───── RECORDS ─────
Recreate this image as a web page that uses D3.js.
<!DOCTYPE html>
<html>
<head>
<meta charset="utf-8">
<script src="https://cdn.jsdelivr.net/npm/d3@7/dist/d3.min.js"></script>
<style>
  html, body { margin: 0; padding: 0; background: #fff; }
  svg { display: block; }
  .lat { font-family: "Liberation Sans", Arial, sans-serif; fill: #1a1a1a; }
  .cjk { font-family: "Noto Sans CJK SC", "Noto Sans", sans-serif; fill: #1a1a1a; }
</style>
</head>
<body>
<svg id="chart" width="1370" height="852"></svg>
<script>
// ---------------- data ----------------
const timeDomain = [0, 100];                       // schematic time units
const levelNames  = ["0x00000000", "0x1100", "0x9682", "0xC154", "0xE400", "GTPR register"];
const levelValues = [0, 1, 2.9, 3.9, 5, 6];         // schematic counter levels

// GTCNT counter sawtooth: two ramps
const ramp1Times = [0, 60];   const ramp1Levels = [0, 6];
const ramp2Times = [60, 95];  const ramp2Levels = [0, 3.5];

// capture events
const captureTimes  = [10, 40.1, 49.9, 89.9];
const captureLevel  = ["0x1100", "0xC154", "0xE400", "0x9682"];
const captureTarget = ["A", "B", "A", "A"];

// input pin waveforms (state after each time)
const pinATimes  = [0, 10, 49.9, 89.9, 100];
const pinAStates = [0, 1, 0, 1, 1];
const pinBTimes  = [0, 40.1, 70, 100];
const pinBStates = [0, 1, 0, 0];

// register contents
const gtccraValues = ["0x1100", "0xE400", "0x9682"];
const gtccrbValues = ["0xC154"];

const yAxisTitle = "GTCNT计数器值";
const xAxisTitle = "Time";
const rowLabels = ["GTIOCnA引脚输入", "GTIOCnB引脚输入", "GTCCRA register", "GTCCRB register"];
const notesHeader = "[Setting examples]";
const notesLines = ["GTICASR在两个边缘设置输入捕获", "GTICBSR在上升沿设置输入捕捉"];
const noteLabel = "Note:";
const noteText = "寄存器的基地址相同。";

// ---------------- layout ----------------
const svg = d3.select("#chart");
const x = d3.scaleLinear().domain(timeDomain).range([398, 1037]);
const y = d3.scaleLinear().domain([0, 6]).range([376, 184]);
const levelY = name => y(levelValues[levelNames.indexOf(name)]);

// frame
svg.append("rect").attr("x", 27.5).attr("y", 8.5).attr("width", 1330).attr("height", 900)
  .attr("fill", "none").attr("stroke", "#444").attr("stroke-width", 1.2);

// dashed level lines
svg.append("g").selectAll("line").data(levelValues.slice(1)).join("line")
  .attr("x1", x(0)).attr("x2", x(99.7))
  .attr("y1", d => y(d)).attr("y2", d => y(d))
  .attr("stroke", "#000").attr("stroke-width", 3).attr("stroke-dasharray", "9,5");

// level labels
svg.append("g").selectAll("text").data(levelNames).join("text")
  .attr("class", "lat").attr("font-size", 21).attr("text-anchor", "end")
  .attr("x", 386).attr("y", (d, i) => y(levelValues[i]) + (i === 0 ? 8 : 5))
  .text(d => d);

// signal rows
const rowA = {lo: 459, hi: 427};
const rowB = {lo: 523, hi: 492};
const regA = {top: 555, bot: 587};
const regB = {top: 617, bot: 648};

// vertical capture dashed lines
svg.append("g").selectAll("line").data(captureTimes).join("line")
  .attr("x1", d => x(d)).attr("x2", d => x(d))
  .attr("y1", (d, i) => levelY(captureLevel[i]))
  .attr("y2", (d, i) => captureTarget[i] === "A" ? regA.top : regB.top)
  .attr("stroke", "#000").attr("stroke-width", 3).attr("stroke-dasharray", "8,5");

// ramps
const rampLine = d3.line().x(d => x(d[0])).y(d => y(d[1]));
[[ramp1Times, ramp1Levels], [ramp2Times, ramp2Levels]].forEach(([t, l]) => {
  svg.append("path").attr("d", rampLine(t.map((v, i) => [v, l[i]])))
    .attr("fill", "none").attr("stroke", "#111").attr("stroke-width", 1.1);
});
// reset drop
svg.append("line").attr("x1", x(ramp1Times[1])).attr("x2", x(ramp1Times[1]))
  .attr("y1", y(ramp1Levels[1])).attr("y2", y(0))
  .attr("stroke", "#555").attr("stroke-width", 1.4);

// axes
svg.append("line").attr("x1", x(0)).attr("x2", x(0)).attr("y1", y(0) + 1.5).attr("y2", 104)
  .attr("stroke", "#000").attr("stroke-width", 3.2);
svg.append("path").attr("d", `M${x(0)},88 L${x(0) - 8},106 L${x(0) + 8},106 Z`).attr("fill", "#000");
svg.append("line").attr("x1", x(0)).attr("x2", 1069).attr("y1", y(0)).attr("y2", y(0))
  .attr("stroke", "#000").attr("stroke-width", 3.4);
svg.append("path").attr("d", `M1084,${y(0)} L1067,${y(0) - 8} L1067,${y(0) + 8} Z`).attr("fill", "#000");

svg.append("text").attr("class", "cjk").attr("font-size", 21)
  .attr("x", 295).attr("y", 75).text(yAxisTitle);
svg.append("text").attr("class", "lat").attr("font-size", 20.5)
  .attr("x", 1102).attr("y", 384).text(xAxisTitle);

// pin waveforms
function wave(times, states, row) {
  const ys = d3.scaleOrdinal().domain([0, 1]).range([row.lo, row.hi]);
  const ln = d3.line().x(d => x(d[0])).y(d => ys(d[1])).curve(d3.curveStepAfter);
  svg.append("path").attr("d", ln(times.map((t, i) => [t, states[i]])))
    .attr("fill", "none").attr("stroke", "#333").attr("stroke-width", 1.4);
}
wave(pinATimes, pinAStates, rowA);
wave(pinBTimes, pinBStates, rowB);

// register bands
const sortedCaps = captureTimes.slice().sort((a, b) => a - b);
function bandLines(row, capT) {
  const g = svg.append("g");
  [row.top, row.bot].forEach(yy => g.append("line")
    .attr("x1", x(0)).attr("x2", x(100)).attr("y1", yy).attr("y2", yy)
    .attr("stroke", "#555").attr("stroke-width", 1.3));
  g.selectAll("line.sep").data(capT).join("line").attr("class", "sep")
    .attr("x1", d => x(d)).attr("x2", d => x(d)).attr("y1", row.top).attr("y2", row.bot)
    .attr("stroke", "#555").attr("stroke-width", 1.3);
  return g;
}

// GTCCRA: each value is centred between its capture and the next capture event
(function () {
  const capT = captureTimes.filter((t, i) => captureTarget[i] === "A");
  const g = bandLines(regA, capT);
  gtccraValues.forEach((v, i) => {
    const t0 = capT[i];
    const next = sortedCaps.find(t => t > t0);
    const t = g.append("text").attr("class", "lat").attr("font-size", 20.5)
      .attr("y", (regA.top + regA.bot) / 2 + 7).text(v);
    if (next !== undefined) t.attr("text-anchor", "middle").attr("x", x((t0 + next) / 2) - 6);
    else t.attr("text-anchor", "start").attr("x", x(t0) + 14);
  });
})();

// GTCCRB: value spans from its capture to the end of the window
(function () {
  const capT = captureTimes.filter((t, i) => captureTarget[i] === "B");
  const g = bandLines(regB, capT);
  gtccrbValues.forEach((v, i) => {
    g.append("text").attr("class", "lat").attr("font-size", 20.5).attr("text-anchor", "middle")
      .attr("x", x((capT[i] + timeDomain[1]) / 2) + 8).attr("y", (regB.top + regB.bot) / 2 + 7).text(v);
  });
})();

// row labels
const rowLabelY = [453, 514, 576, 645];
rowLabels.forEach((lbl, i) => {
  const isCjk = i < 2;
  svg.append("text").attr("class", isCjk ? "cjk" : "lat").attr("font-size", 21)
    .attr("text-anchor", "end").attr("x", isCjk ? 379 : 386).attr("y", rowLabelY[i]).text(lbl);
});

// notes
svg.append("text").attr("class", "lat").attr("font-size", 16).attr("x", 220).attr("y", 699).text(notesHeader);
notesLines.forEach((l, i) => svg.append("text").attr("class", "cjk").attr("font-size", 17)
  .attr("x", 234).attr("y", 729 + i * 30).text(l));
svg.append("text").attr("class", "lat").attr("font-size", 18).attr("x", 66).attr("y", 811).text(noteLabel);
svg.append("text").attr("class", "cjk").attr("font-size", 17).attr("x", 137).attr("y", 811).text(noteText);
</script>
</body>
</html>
─────
───── RECORDS ─────
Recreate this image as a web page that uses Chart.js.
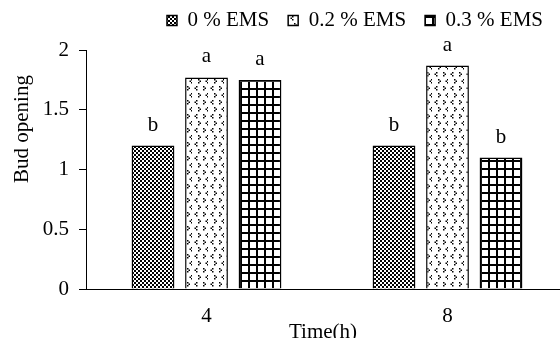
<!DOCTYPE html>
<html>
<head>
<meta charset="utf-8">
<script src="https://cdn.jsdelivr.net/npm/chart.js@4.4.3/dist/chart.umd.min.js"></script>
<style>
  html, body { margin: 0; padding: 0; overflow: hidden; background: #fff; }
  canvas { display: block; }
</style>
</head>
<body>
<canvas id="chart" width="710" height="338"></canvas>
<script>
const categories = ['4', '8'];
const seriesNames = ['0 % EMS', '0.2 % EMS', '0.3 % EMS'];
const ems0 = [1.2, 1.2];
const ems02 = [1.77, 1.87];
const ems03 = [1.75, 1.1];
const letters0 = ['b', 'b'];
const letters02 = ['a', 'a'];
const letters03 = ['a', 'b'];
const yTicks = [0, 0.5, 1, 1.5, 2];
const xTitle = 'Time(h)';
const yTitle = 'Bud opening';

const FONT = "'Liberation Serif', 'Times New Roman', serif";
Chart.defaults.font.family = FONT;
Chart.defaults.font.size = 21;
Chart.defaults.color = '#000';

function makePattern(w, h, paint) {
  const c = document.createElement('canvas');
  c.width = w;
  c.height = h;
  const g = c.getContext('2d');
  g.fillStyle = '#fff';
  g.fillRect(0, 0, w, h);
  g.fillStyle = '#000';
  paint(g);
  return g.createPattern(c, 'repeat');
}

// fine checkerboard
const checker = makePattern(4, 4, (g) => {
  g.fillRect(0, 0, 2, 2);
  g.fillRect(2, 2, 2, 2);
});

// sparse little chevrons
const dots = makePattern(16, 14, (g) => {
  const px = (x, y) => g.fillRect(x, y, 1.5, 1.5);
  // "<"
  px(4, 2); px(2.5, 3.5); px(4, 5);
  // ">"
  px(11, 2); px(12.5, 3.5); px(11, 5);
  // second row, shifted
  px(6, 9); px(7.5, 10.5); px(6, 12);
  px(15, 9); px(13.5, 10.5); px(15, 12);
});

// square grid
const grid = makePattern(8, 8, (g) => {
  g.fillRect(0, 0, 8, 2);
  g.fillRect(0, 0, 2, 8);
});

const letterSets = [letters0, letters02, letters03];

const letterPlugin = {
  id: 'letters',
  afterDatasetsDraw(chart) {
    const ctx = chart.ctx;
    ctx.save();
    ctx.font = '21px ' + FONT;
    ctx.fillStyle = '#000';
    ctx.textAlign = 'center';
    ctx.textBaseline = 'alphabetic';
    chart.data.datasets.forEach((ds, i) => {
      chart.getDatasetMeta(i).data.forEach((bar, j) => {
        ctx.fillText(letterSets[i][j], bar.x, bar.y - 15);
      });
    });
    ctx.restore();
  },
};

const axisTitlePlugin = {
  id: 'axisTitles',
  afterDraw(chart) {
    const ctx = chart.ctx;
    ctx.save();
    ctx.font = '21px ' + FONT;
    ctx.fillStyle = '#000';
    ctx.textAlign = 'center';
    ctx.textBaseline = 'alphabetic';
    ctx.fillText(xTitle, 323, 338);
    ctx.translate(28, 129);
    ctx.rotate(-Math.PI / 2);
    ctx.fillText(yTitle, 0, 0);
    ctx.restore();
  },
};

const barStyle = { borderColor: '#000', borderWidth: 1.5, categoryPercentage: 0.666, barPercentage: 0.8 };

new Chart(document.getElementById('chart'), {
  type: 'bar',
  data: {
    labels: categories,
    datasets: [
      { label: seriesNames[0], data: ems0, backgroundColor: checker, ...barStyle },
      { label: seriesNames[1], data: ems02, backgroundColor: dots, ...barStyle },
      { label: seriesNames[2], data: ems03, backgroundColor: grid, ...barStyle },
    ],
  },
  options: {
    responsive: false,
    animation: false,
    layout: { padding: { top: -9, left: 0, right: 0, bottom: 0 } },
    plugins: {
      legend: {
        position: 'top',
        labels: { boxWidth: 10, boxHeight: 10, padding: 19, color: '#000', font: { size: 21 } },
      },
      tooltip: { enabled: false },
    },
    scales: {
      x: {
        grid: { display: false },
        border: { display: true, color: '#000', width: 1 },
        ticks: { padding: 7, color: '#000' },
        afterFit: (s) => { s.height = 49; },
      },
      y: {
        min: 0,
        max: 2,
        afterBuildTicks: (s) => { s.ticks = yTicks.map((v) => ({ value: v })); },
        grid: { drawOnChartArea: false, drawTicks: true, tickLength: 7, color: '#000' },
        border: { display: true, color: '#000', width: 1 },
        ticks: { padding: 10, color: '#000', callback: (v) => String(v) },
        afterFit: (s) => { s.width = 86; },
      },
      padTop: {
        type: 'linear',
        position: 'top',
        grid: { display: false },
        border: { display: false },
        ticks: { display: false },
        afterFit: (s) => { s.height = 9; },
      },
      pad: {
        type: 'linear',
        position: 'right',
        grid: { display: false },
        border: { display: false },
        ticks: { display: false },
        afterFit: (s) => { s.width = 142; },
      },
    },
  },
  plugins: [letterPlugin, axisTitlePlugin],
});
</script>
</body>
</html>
─────
TASK DESCRIPTION:
Copy out, exactly, every line from the one that contains "Recreate this image as a web page that uses Chart.js." through the one that contains "const yTitle = 'Bud opening';". Pictures stay out of the copy.

ANSWER TO THE EXERCISE:
Recreate this image as a web page that uses Chart.js.
<!DOCTYPE html>
<html>
<head>
<meta charset="utf-8">
<script src="https://cdn.jsdelivr.net/npm/chart.js@4.4.3/dist/chart.umd.min.js"></script>
<style>
  html, body { margin: 0; padding: 0; overflow: hidden; background: #fff; }
  canvas { display: block; }
</style>
</head>
<body>
<canvas id="chart" width="710" height="338"></canvas>
<script>
const categories = ['4', '8'];
const seriesNames = ['0 % EMS', '0.2 % EMS', '0.3 % EMS'];
const ems0 = [1.2, 1.2];
const ems02 = [1.77, 1.87];
const ems03 = [1.75, 1.1];
const letters0 = ['b', 'b'];
const letters02 = ['a', 'a'];
const letters03 = ['a', 'b'];
const yTicks = [0, 0.5, 1, 1.5, 2];
const xTitle = 'Time(h)';
const yTitle = 'Bud opening';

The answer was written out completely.